Technika rzeźbienia umysłu, czyli zanim zaczniesz.

Nie można wyświetlić tej lekcji, ponieważ nie jesteś jeszcze zalogowany.

1 komentarz do “Technika rzeźbienia umysłu, czyli zanim zaczniesz.”

  1. Cześć Martyna 🙂 myślę, że dla części z nas jest to bardzo przydatna metoda i nawet nieświadomie ją stosujemy. Nigdy wcześniej o Panu Robertsonie i technice rzeźbienia nie słyszałam ale o samej metodzie wizualizacji.
    Sama mam wspomnienia kiedy miałam 18 lat chodziłam na lekcje prawa jazdy, przeszłam etap teorii i doszło do praktyki. Minęło pierwsze 5 lekcji i jeden element był dla mnie trudny, nie wychodził mi, nie potrafiłam przeskoczyć pewnego etapu koordynacji wzroku z ruchem kierownicy, zmianą biegów i operowaniem pedałami. Pamiętam, że przez miesiąc nie umawiałam się na lekcje ale po swojemu przerabiałam w głowie tę sytuację („kminiłam ją”), w myślach jeździłam jak mój tata. Po miesiącu wróciłam na lekcje i jak gdyby nigdy nic po prostu umiałam to co wcześniej sprawiało mi kłopot i mnie blokowało. Mimo, że w międzyczasie nie miałam dodatkowej praktyki. Potrzeba było czasu na ułożenie sobie tego tematu w głowie.
    Wiem, że to trudne bo większość z nas po przerwie nie wraca aktywności.
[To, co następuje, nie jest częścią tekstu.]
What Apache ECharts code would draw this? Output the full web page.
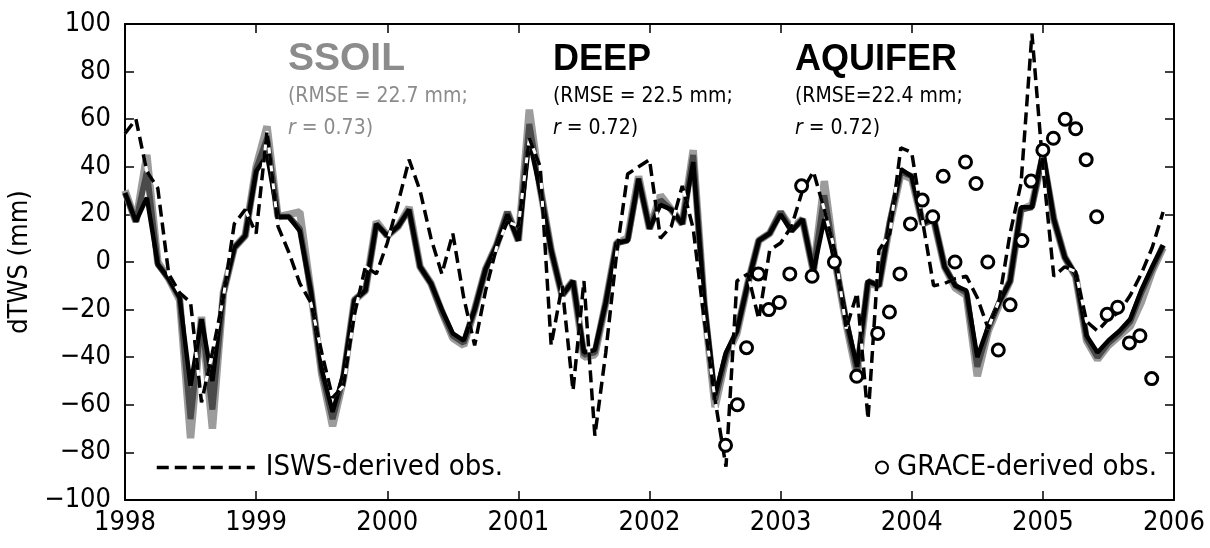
<!DOCTYPE html>
<html>
<head>
<meta charset="utf-8">
<title>dTWS</title>
<script src="https://cdn.jsdelivr.net/npm/echarts@6/dist/echarts.min.js"></script>
<style>
  html, body { margin: 0; padding: 0; background: #fff; }
  #chart { width: 1210px; height: 548px; }
</style>
</head>
<body>
<div id="chart"></div>
<script>
// monthly series, Jan 1998 .. Dec 2005
var startYear = 1998;

var aquifer = [29, 17, 27, -1, -7, -15, -52, -24, -50, -13, 6, 11,
               38, 45, 19, 19, 13, -12, -45, -63, -47, -16, -12, 16,
               11, 15, 22, -2, -9, -20, -30, -33, -20, -3, 7, 20,
               9, 51, 30, 5, -14, -8, -38, -37, -17, 8, 9, 35,
               14, 24, 22, 16, 42, -16, -56, -38, -29, -9, 9, 12,
               20, 13, 18, -4, 18, 0, -24, -44, -8, -10, 17, 39,
               36, 16, 19, -2, -10, -12, -40, -27, -17, -8, 23, 23,
               47, 18, 2, -5, -31, -38, -33, -29, -24, -12, -2, 7];

var deep = [29, 17, 38, -1, -7, -15, -66, -24, -62, -13, 6, 11,
            39, 52, 19, 19, 14, -12, -46, -66, -48, -16, -12, 16,
            11, 15, 22, -2, -9, -21, -31, -34, -20, -3, 7, 21,
            9, 58, 31, 5, -14, -8, -39, -38, -17, 8, 9, 35,
            14, 26, 22, 16, 45, -17, -58, -39, -29, -9, 9, 12,
            21, 13, 18, -4, 28, 0, -25, -46, -8, -10, 17, 38,
            36, 16, 18, -2, -10, -13, -44, -28, -17, -8, 22, 23,
            45, 18, 2, -6, -32, -40, -34, -30, -25, -13, -3, 7];

var ssoil = [30, 17, 45, 0, -7, -16, -74, -23, -70, -13, 6, 11,
             40, 57, 19, 20, 21, -12, -47, -69, -49, -16, -12, 17,
             11, 15, 23, -2, -9, -21, -32, -35, -20, -3, 7, 21,
             9, 64, 31, 5, -14, -8, -40, -39, -17, 8, 10, 36,
             14, 28, 22, 16, 47, -18, -61, -40, -30, -9, 9, 12,
             21, 14, 18, -4, 34, 0, -26, -48, -9, -10, 16, 37,
             35, 16, 18, -2, -11, -14, -48, -29, -18, -8, 22, 24,
             44, 18, 2, -6, -33, -41, -35, -31, -27, -17, -4, 6];

var isws = [54, 60, 38, 31, -5, -13, -17, -59, -38, -15, 16, 22,
            12, 55, 15, 4, -9, -17, -38, -57, -52, -22, -2, -5,
            8, 25, 43, 30, 10, -5, 12, -15, -35, -12, 6, 17,
            15, 52, 40, -35, -10, -54, -8, -73, -38, 4, 37, 40,
            43, 10, 15, 32, 14, -24, -58, -86, -8, -5, -24, 5,
            8, 15, 30, 38, 22, 4, -28, -13, -66, 5, 12, 48,
            46, 17, -10, -9, -7, -6, -15, -28, -16, 12, 33, 96,
            40, -6, -2, -4, -25, -29, -24, -21, -14, -5, 6, 21];

var graceTime = [2002.58, 2002.67, 2002.74, 2002.83, 2002.91, 2002.99, 2003.07, 2003.16, 2003.24,
                 2003.41, 2003.58, 2003.74, 2003.83, 2003.91, 2003.99, 2004.08, 2004.16, 2004.24,
                 2004.33, 2004.41, 2004.49, 2004.58, 2004.66, 2004.75, 2004.84, 2004.91, 2005.00,
                 2005.08, 2005.17, 2005.25, 2005.33, 2005.41, 2005.49, 2005.57, 2005.66, 2005.74, 2005.83];
var graceVal = [-77, -60, -36, -5, -20, -17, -5, 32, -6,
                0, -48, -30, -21, -5, 16, 26, 19, 36,
                0, 42, 33, 0, -37, -18, 9, 34, 47,
                52, 60, 56, 43, 19, -22, -19, -34, -31, -49];

var yearTicks = [1998, 1999, 2000, 2001, 2002, 2003, 2004, 2005, 2006];

var narrow = "'Liberation Sans Narrow', 'Arial Narrow', 'DejaVu Sans Condensed', 'Liberation Sans', sans-serif";
var boldFont = "'Liberation Sans', Arial, sans-serif";

function monthly(vals) {
    var out = [];
    for (var i = 0; i < vals.length; i++) {
        out.push([startYear + i / 12, vals[i]]);
    }
    return out;
}

function pairs(xs, ys) {
    var out = [];
    for (var i = 0; i < xs.length; i++) {
        out.push([xs[i], ys[i]]);
    }
    return out;
}

var chart = echarts.init(document.getElementById('chart'));

var baseX = {
    type: 'value',
    min: yearTicks[0],
    max: yearTicks[yearTicks.length - 1],
    interval: 1,
    axisLine: { show: true, onZero: false, lineStyle: { color: '#000', width: 2 } },
    axisTick: { show: true, inside: true, length: 9, lineStyle: { color: '#000', width: 1.5 } },
    splitLine: { show: false }
};
var baseY = {
    type: 'value',
    min: -100,
    max: 100,
    interval: 20,
    axisLine: { show: true, onZero: false, lineStyle: { color: '#000', width: 2 } },
    axisTick: { show: true, inside: true, length: 9, lineStyle: { color: '#000', width: 1.5 } },
    splitLine: { show: false }
};

chart.setOption({
    animation: false,
    backgroundColor: '#fff',
    grid: { left: 125, right: 36, top: 24, bottom: 48, outerBoundsMode: 'none', containLabel: false },
    xAxis: [
        Object.assign({}, baseX, {
            position: 'bottom',
            axisLabel: {
                color: '#000', fontSize: 27, fontFamily: narrow, margin: 9,
                formatter: function(v) { return String(v); }
            }
        }),
        Object.assign({}, baseX, { position: 'top', axisLabel: { show: false } })
    ],
    yAxis: [
        Object.assign({}, baseY, {
            position: 'left',
            name: 'dTWS (mm)',
            nameLocation: 'middle',
            nameGap: 76,
            nameTextStyle: { color: '#000', fontSize: 27, fontFamily: narrow },
            axisLabel: {
                color: '#000', fontSize: 27, fontFamily: narrow, margin: 14,
                formatter: function(v) { return String(v).replace('-', '\u2212'); }
            }
        }),
        Object.assign({}, baseY, { position: 'right', axisLabel: { show: false } })
    ],
    legend: [
        {
            data: ['ISWS-derived obs.'],
            left: 150, top: 448,
            itemWidth: 98, itemHeight: 14, itemGap: 10,
            itemStyle: { opacity: 0 },
            lineStyle: { width: 3.5, type: [12, 6], color: '#000' },
            textStyle: { color: '#000', fontSize: 29, fontFamily: narrow, padding: [0, 0, 0, 6] }
        },
        {
            data: ['GRACE-derived obs.'],
            left: 870, top: 448,
            itemWidth: 12, itemHeight: 12, itemGap: 6,
            textStyle: { color: '#000', fontSize: 29, fontFamily: narrow, padding: [0, 0, 0, 4] }
        }
    ],
    graphic: [
        { type: 'text', left: 288, top: 40, style: { text: 'SSOIL', fill: '#8c8c8c', font: 'bold 39px ' + boldFont } },
        { type: 'text', left: 288, top: 86, style: { text: '(RMSE = 22.7 mm;', fill: '#8c8c8c', font: '21px ' + narrow } },
        { type: 'text', left: 288, top: 118, style: { text: '{i|r} = 0.73)', fill: '#8c8c8c', font: '21px ' + narrow,
            rich: { i: { fontStyle: 'italic', fontSize: 21, fontFamily: narrow, fill: '#8c8c8c' } } } },
        { type: 'text', left: 553, top: 42, style: { text: 'DEEP', fill: '#000', font: 'bold 36px ' + boldFont } },
        { type: 'text', left: 553, top: 86, style: { text: '(RMSE = 22.5 mm;', fill: '#000', font: '21px ' + narrow } },
        { type: 'text', left: 553, top: 118, style: { text: '{i|r} = 0.72)', fill: '#000', font: '21px ' + narrow,
            rich: { i: { fontStyle: 'italic', fontSize: 21, fontFamily: narrow, fill: '#000' } } } },
        { type: 'text', left: 795, top: 42, style: { text: 'AQUIFER', fill: '#000', font: 'bold 36px ' + boldFont } },
        { type: 'text', left: 795, top: 86, style: { text: '(RMSE=22.4 mm;', fill: '#000', font: '21px ' + narrow } },
        { type: 'text', left: 795, top: 118, style: { text: '{i|r} = 0.72)', fill: '#000', font: '21px ' + narrow,
            rich: { i: { fontStyle: 'italic', fontSize: 21, fontFamily: narrow, fill: '#000' } } } }
    ],
    series: [
        {
            name: 'SSOIL', type: 'line', data: monthly(ssoil), showSymbol: false, z: 2,
            lineStyle: { color: '#9c9c9c', width: 7.5 }
        },
        {
            name: 'DEEP', type: 'line', data: monthly(deep), showSymbol: false, z: 3,
            lineStyle: { color: '#4a4a4a', width: 6 }
        },
        {
            name: 'AQUIFER', type: 'line', data: monthly(aquifer), showSymbol: false, z: 4,
            lineStyle: { color: '#000', width: 4.5 }
        },
        {
            // white underlay so the dashes show gaps over the model lines
            name: 'isws-under', type: 'line', data: monthly(isws), symbol: 'none', z: 5,
            lineStyle: { color: '#fff', width: 3 }
        },
        {
            name: 'ISWS-derived obs.', type: 'line', data: monthly(isws), symbol: 'none', z: 6,
            lineStyle: { color: '#000', width: 3.5, type: [12, 6] },
            itemStyle: { color: '#000' }
        },
        {
            name: 'GRACE-derived obs.', type: 'scatter', data: pairs(graceTime, graceVal), z: 7,
            symbol: 'circle', symbolSize: 12,
            itemStyle: { color: '#fff', borderColor: '#000', borderWidth: 3, opacity: 1 }
        }
    ]
});
</script>
</body>
</html>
Mimo wszystko z perspektywy czasu widzę, że jeżeli połączę wizualizację i skupienie na danym temacie z regularną praktyką i obserwacją osób u których ta konkretna umiejętność jest na moim wysokim poziomie to baaardzo mi pomaga 😉
    Dzięki za podejście do tematu z trochę bardziej miękkiej strony.